Ausserdem ist es bei einer gewissen Anzahl an Usern üblich /home auf eine eigene Partition zu klatschen. Für Datensicherungen kann man dann z.B. einfach diese Partition dumpen/sichern was auch immer und muss sich bei einem Restore keine Gedanken darüber machen ob man auch alle User Konfigurationen aus /etC/irgendwas gesichert hat etc.

 *TheSmallOne wrote:*   

> stellt sich mir nun die Frage, ob Portage irgendwelche Mechanismen bereitstellt, mit dem ich von vornherein sagen kann, dass alle kompilierten Programme ihre userspezifischen Konfigurationsdateien an einem anderen Ort suchen sollen, und sich Portage selbst um die nötigen Anpassungen kümmert.

 

Naja, prinzipiell ist das schon möglich. Allerdings nur wenn das entsprechende Programm, welches du grad kompilieren willst, dir über configure oder setzen von Variabeln überhaupt die Möglichkeit gibt diesen Pfad zu ändern. Und daran zweile ich schon eher...

Just my 2 Cents.

STiGMaTa

----------

## andix

 *STiGMaTa_ch wrote:*   

> Wenn der User nun die Dateien in /etc/irgendwas gespeichert hat sind diese nur auf Rechner X verfügbar. Sobald dieser auf Rechner Y einloggt müssten diese dort erneut erstellt werden.

 

Er meint ~/.etc also /home/<user>/.etc

Wäre wirklich ein sinnvoller Ansatz das so zu machen. Das Homedirectory wird heutzutage nahezu überflutet von configs, die man nicht immer ohne weiteres als solche erkennt.

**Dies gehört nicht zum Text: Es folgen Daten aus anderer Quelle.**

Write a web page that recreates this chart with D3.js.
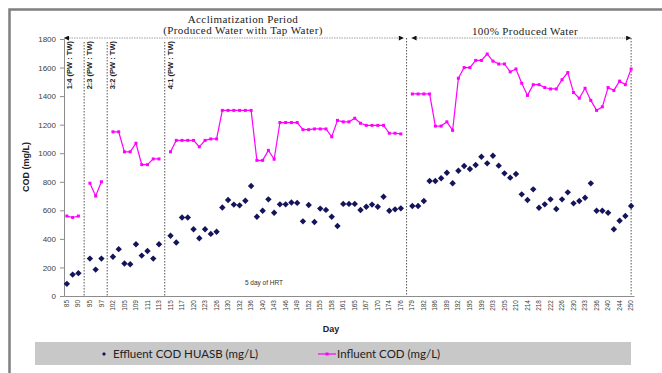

Nur wird es kaum möglich sein alle Programme automatisch so umzustellen dass es die configs nach ~/.etc statt ~ ablegt. Man könnte es vielleicht so umgehen indem man $HOME auf /home/<user>/.etc setzt und so die Programme die configs dort ablegen. Macht natürlich wieder Probleme dass auch andre Dateien als configs in ~/.etc kommen...

----------

## Ruad

Dann sollte man halt überlegen, ob man neben $HOME noch soetwas wie $USER-CONFIG einführt. Und ob dann $HOME und $USER-CONFIG gleich sind oder verschieden, dürfte ja jedem wieder selber überlassen sein. Aber dafür müsste man sehr viele Leute davon überzeugen noch eine Variable zu akzeptieren. Oder es bürgert sich ein standard $HOME/.config/ oder was auch immer ein. Viel Vergnügen beim Überzeugen.  :Wink: 

Wobei es auch meinem Ordnungssinn entsprechen würde. An wen muss man sich wenden? Wer hat da ein Wort?

----------

## mrsteven

Du kannst ja auch einfach ein Verzeichnis ~/Dateien erstellen und deine User-Dateien dort speichern.

----------

## TheSmallOne

Es gibt also noch keine Möglchkeit?

 *STiGMaTa_ch wrote:*   

> Naja, prinzipiell ist das schon möglich. Allerdings nur wenn das entsprechende Programm, welches du grad kompilieren willst, dir über configure oder setzen von Variabeln überhaupt die Möglichkeit gibt diesen Pfad zu ändern. Und daran zweile ich schon eher...

 

Diesen Pfad muß man ja nicht unbedingt über Variablen beim configure ändern können. Fakt ist, dass irgendwo beim Kompilieren der Pfad einkompiliert wird. Außerdem hat man bei Gentoo immer auch den Sourcecode. Es sollte also auch über einen Patch möglich sein.

 *Ruad wrote:*   

> Wobei es auch meinem Ordnungssinn entsprechen würde. An wen muss man sich wenden? Wer hat da ein Wort?

 

Man könnte es bei den Leuten vom Filesystem Hierarchy Standard probieren... dann müssten es die Distributoren aber immernoch umsetzen. Ansonsten könnte man die portage-Entwickler fragen, ob sie nicht entsprechende Mechanismen einbauen und vorschreiben könnten, damit Software entsprechend gepatcht/konfiguriert wird.

----------

## _hephaistos_

also das zieht IMHO definitiv grössere kreise! das wird nicht während dem compilen gesetzt (meistens nicht), sondern vom programm selber!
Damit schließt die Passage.